Code that draws figures:

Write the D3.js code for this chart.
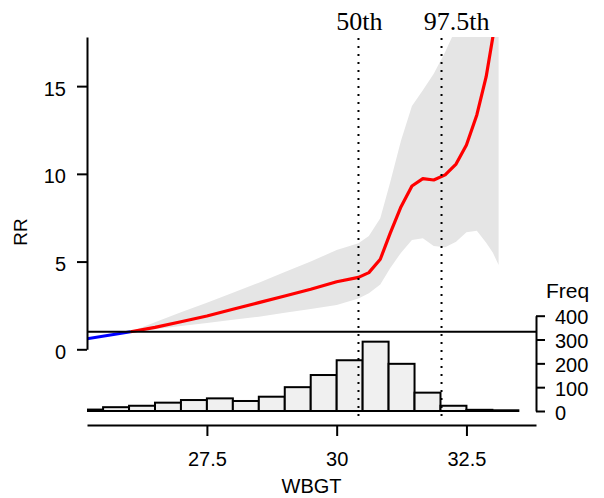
<!DOCTYPE html>
<html>
<head>
<meta charset="utf-8">
<script src="https://cdn.jsdelivr.net/npm/d3@7"></script>
<style>
  body { margin: 0; background: #fff; }
  text { font-family: "Liberation Sans", Arial, sans-serif; }
</style>
</head>
<body>
<div id="chart"></div>
<script>
// exposure-response values
const wbgt = [25.19, 26.03, 26.5, 27.0, 27.5, 28.0, 28.5, 29.0, 29.5, 30.0, 30.42, 30.62, 30.84, 31.03,
    31.24, 31.45, 31.66, 31.87, 32.09, 32.30, 32.50, 32.70, 32.88, 33.01, 33.12];
const rrFit = [0.6, 1.0, 1.25, 1.57, 1.9, 2.28, 2.66, 3.04, 3.42, 3.85, 4.1, 4.37, 5.13, 6.61,
    8.13, 9.31, 9.73, 9.65, 9.94, 10.56, 11.65, 13.36, 15.54, 17.82, 19.6];
const rrLow = [0.6, 1.0, 1.14, 1.33, 1.5, 1.69, 1.86, 2.08, 2.3, 2.53, 2.9, 3.19, 3.7, 4.62,
    5.51, 6.23, 6.33, 5.89, 5.82, 6.13, 6.67, 6.76, 6.08, 5.5, 4.81];
const rrHigh = [0.6, 1.0, 1.54, 2.11, 2.66, 3.23, 3.8, 4.4, 5.0, 5.66, 6.04, 6.46, 7.47, 9.5,
    11.9, 13.87, 14.76, 15.7, 16.95, 18.3, 19.5, 20.5, 21.5, 22, 22.5];
const refWbgt = 26.03;

// histogram of WBGT days
const binStart = [25.0, 25.5, 26.0, 26.5, 27.0, 27.5, 28.0, 28.5, 29.0, 29.5, 30.0, 30.5, 31.0, 31.5, 32.0, 32.5, 33.0];
const binCount = [6, 16, 22, 35, 46, 53, 42, 60, 100, 151, 213, 291, 198, 77, 22, 5, 3];
const binWidth = 0.5;

const pctLabels = ["50th", "97.5th"];
const pctValues = [30.42, 32.02];

const rrTicks = [0, 5, 10, 15];
const xTicks = [27.5, 30, 32.5];
const freqTicks = [0, 100, 200, 300, 400];

const W = 604, H = 498;
const svg = d3.select("#chart").append("svg")
    .attr("width", W)
    .attr("height", H);

const x = d3.scaleLinear().domain([25.19, 33.84]).range([87, 536]);
const y = d3.scaleLinear().domain([0, 17.8]).range([349.3, 37]);
const yf = d3.scaleLinear().domain([0, 400]).range([411, 315.7]);

svg.append("defs").append("clipPath")
    .attr("id", "plotclip")
    .append("rect")
    .attr("x", 87).attr("y", 37)
    .attr("width", 536 - 87).attr("height", 425 - 37);

const plot = svg.append("g").attr("clip-path", "url(#plotclip)");

const pts = wbgt.map((w, i) => ({ w: w, fit: rrFit[i], lo: rrLow[i], hi: rrHigh[i] }));

// confidence band
plot.append("path")
    .datum(pts.filter(d => d.w >= refWbgt))
    .attr("fill", "#e5e5e5")
    .attr("d", d3.area().x(d => x(d.w)).y0(d => y(d.lo)).y1(d => y(d.hi)));

// reference line at RR = 1
svg.append("line")
    .attr("x1", x.range()[0]).attr("x2", x.range()[1])
    .attr("y1", y(1)).attr("y2", y(1))
    .attr("stroke", "#000").attr("stroke-width", 2);

const line = d3.line().x(d => x(d.w)).y(d => y(d.fit));

plot.append("path")
    .datum(pts.filter(d => d.w <= refWbgt))
    .attr("fill", "none").attr("stroke", "#0000ff").attr("stroke-width", 3.2)
    .attr("d", line);

plot.append("path")
    .datum(pts.filter(d => d.w >= refWbgt))
    .attr("fill", "none").attr("stroke", "#ff0000").attr("stroke-width", 3.2)
    .attr("stroke-linejoin", "round")
    .attr("d", line);

// histogram
plot.selectAll(".bar")
    .data(binStart.map((b, i) => ({ b: b, n: binCount[i] })))
    .enter()
    .append("rect")
    .attr("class", "bar")
    .attr("x", d => x(d.b))
    .attr("y", d => yf(d.n))
    .attr("width", d => x(d.b + binWidth) - x(d.b))
    .attr("height", d => yf(0) - yf(d.n))
    .attr("fill", "#f0f0f0")
    .attr("stroke", "#000")
    .attr("stroke-width", 2);

// percentile lines
svg.selectAll(".pct")
    .data(pctValues)
    .enter()
    .append("line")
    .attr("class", "pct")
    .attr("x1", d => x(d)).attr("x2", d => x(d))
    .attr("y1", 38).attr("y2", 420)
    .attr("stroke", "#000").attr("stroke-width", 2)
    .attr("stroke-dasharray", "2,6");

svg.selectAll(".pctlab")
    .data(pctValues)
    .enter()
    .append("text")
    .attr("class", "pctlab")
    .attr("x", d => x(d))
    .attr("dx", (d, i) => i === 1 ? 15 : 1)
    .attr("y", 30)
    .attr("text-anchor", "middle")
    .style("font-family", "'Liberation Serif', 'Times New Roman', serif")
    .style("font-size", "26px")
    .text((d, i) => pctLabels[i]);

function styleAxis(g) {
    g.selectAll("path").attr("stroke", "#000").attr("stroke-width", 2);
    g.selectAll("line").attr("stroke", "#000").attr("stroke-width", 2);
    g.selectAll("text").style("font-size", "20px").attr("fill", "#000");
}

svg.append("g")
    .attr("transform", "translate(87,0)")
    .call(d3.axisLeft(y).tickValues(rrTicks).tickSize(10).tickSizeOuter(0).tickPadding(11))
    .call(styleAxis)
    .call(g => g.selectAll("text").attr("dy", "0.45em"));

svg.append("g")
    .attr("transform", "translate(0,425)")
    .call(d3.axisBottom(x).tickValues(xTicks).tickFormat(d3.format("")).tickSize(11).tickSizeOuter(0).tickPadding(16))
    .call(styleAxis);

svg.append("g")
    .attr("transform", "translate(536,0)")
    .call(d3.axisRight(yf).tickValues(freqTicks).tickSize(9).tickSizeOuter(0).tickPadding(10))
    .call(styleAxis)
    .call(g => g.selectAll("text").attr("dy", "0.4em"));

svg.append("text")
    .attr("transform", "translate(27,232) rotate(-90)")
    .attr("text-anchor", "middle")
    .style("font-size", "19px")
    .text("RR");

svg.append("text")
    .attr("x", 311.5).attr("y", 493)
    .attr("text-anchor", "middle")
    .style("font-size", "20px")
    .text("WBGT");

svg.append("text")
    .attr("x", 546).attr("y", 298)
    .style("font-size", "21px")
    .text("Freq");
</script>
</body>
</html>
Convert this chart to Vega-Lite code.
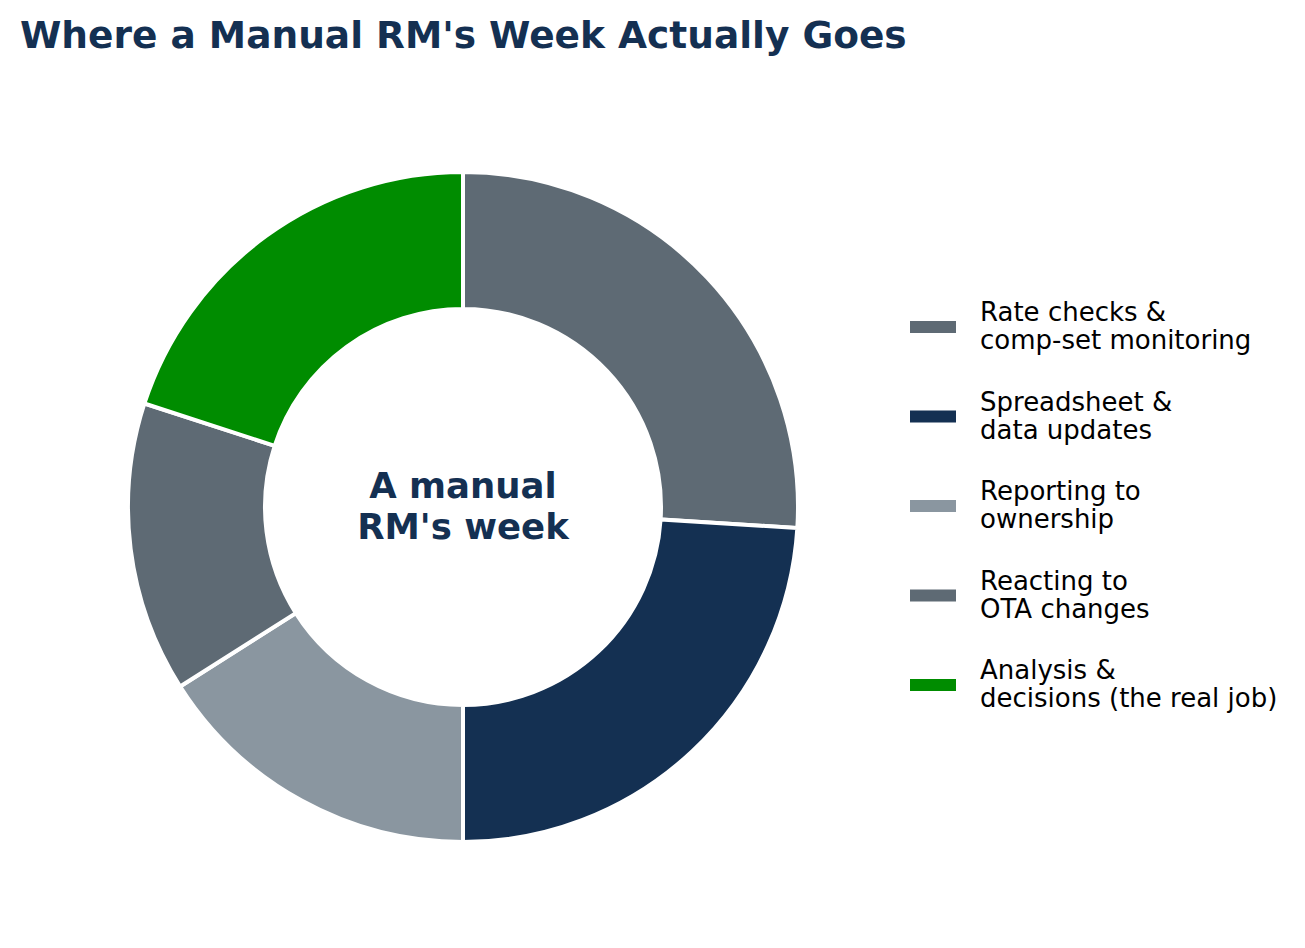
{
  "$schema": "https://vega.github.io/schema/vega-lite/v6.json",
  "width": 926,
  "height": 800,
  "autosize": {"type": "none"},
  "padding": {"left": 0, "top": 107, "right": 379, "bottom": 41},
  "background": "white",
  "title": {
    "text": "Where a Manual RM's Week Actually Goes",
    "anchor": "start",
    "frame": "group",
    "font": "DejaVu Sans",
    "fontSize": 37.5,
    "fontWeight": "bold",
    "color": "#143052",
    "dx": 20,
    "offset": 52
  },
  "config": {
    "view": {"stroke": null},
    "font": "DejaVu Sans"
  },
  "data": {
    "values": [
      {"task": "Rate checks &\ncomp-set monitoring", "share": 26, "ord": 1},
      {"task": "Spreadsheet &\ndata updates", "share": 24, "ord": 2},
      {"task": "Reporting to\nownership", "share": 16, "ord": 3},
      {"task": "Reacting to\nOTA changes", "share": 14, "ord": 4},
      {"task": "Analysis &\ndecisions (the real job)", "share": 20, "ord": 5}
    ]
  },
  "layer": [
    {
      "mark": {
        "type": "arc",
        "outerRadius": 335,
        "innerRadius": 198,
        "stroke": "white",
        "strokeWidth": 4
      },
      "encoding": {
        "theta": {"field": "share", "type": "quantitative", "stack": true},
        "order": {"field": "ord", "type": "quantitative"},
        "color": {
          "field": "task",
          "type": "nominal",
          "sort": null,
          "scale": {
            "domain": [
              "Rate checks &\ncomp-set monitoring",
              "Spreadsheet &\ndata updates",
              "Reporting to\nownership",
              "Reacting to\nOTA changes",
              "Analysis &\ndecisions (the real job)"
            ],
            "range": ["#5e6a74", "#143052", "#8a96a0", "#5e6a74", "#008c00"]
          },
          "legend": {
            "title": null,
            "orient": "none",
            "legendX": 910,
            "legendY": 183,
            "padding": 0,
            "symbolType": "M-1,0.35L1,0.35L1,0.87L-1,0.87Z",
            "symbolSize": 2116,
            "symbolStrokeWidth": 0,
            "labelOffset": 24,
            "labelFont": "DejaVu Sans",
            "labelFontSize": 26,
            "labelColor": "black",
            "labelLimit": 0,
            "labelExpr": "split(datum.label, '\\n')",
            "rowPadding": 25.5
          }
        }
      }
    },
    {
      "data": {"values": [{"center": "A manual RM's week"}]},
      "mark": {
        "type": "text",
        "text": ["A manual", "RM's week"],
        "font": "DejaVu Sans",
        "fontSize": 35.5,
        "fontWeight": "bold",
        "color": "#143052",
        "lineHeight": 41,
        "align": "center",
        "baseline": "middle",
        "dy": -20
      },
      "encoding": {}
    }
  ]
}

→ Stated exercise
Could the lines from the top of the material through the line with "const pts = wbgt.map((w, i)" be repeated exactly, pictures left out?

→ Full answer
Write the D3.js code for this chart.
<!DOCTYPE html>
<html>
<head>
<meta charset="utf-8">
<script src="https://cdn.jsdelivr.net/npm/d3@7"></script>
<style>
  body { margin: 0; background: #fff; }
  text { font-family: "Liberation Sans", Arial, sans-serif; }
</style>
</head>
<body>
<div id="chart"></div>
<script>
// exposure-response values
const wbgt = [25.19, 26.03, 26.5, 27.0, 27.5, 28.0, 28.5, 29.0, 29.5, 30.0, 30.42, 30.62, 30.84, 31.03,
    31.24, 31.45, 31.66, 31.87, 32.09, 32.30, 32.50, 32.70, 32.88, 33.01, 33.12];
const rrFit = [0.6, 1.0, 1.25, 1.57, 1.9, 2.28, 2.66, 3.04, 3.42, 3.85, 4.1, 4.37, 5.13, 6.61,
    8.13, 9.31, 9.73, 9.65, 9.94, 10.56, 11.65, 13.36, 15.54, 17.82, 19.6];
const rrLow = [0.6, 1.0, 1.14, 1.33, 1.5, 1.69, 1.86, 2.08, 2.3, 2.53, 2.9, 3.19, 3.7, 4.62,
    5.51, 6.23, 6.33, 5.89, 5.82, 6.13, 6.67, 6.76, 6.08, 5.5, 4.81];
const rrHigh = [0.6, 1.0, 1.54, 2.11, 2.66, 3.23, 3.8, 4.4, 5.0, 5.66, 6.04, 6.46, 7.47, 9.5,
    11.9, 13.87, 14.76, 15.7, 16.95, 18.3, 19.5, 20.5, 21.5, 22, 22.5];
const refWbgt = 26.03;

// histogram of WBGT days
const binStart = [25.0, 25.5, 26.0, 26.5, 27.0, 27.5, 28.0, 28.5, 29.0, 29.5, 30.0, 30.5, 31.0, 31.5, 32.0, 32.5, 33.0];
const binCount = [6, 16, 22, 35, 46, 53, 42, 60, 100, 151, 213, 291, 198, 77, 22, 5, 3];
const binWidth = 0.5;

const pctLabels = ["50th", "97.5th"];
const pctValues = [30.42, 32.02];

const rrTicks = [0, 5, 10, 15];
const xTicks = [27.5, 30, 32.5];
const freqTicks = [0, 100, 200, 300, 400];

const W = 604, H = 498;
const svg = d3.select("#chart").append("svg")
    .attr("width", W)
    .attr("height", H);

const x = d3.scaleLinear().domain([25.19, 33.84]).range([87, 536]);
const y = d3.scaleLinear().domain([0, 17.8]).range([349.3, 37]);
const yf = d3.scaleLinear().domain([0, 400]).range([411, 315.7]);

svg.append("defs").append("clipPath")
    .attr("id", "plotclip")
    .append("rect")
    .attr("x", 87).attr("y", 37)
    .attr("width", 536 - 87).attr("height", 425 - 37);

const plot = svg.append("g").attr("clip-path", "url(#plotclip)");

const pts = wbgt.map((w, i) => ({ w: w, fit: rrFit[i], lo: rrLow[i], hi: rrHigh[i] }));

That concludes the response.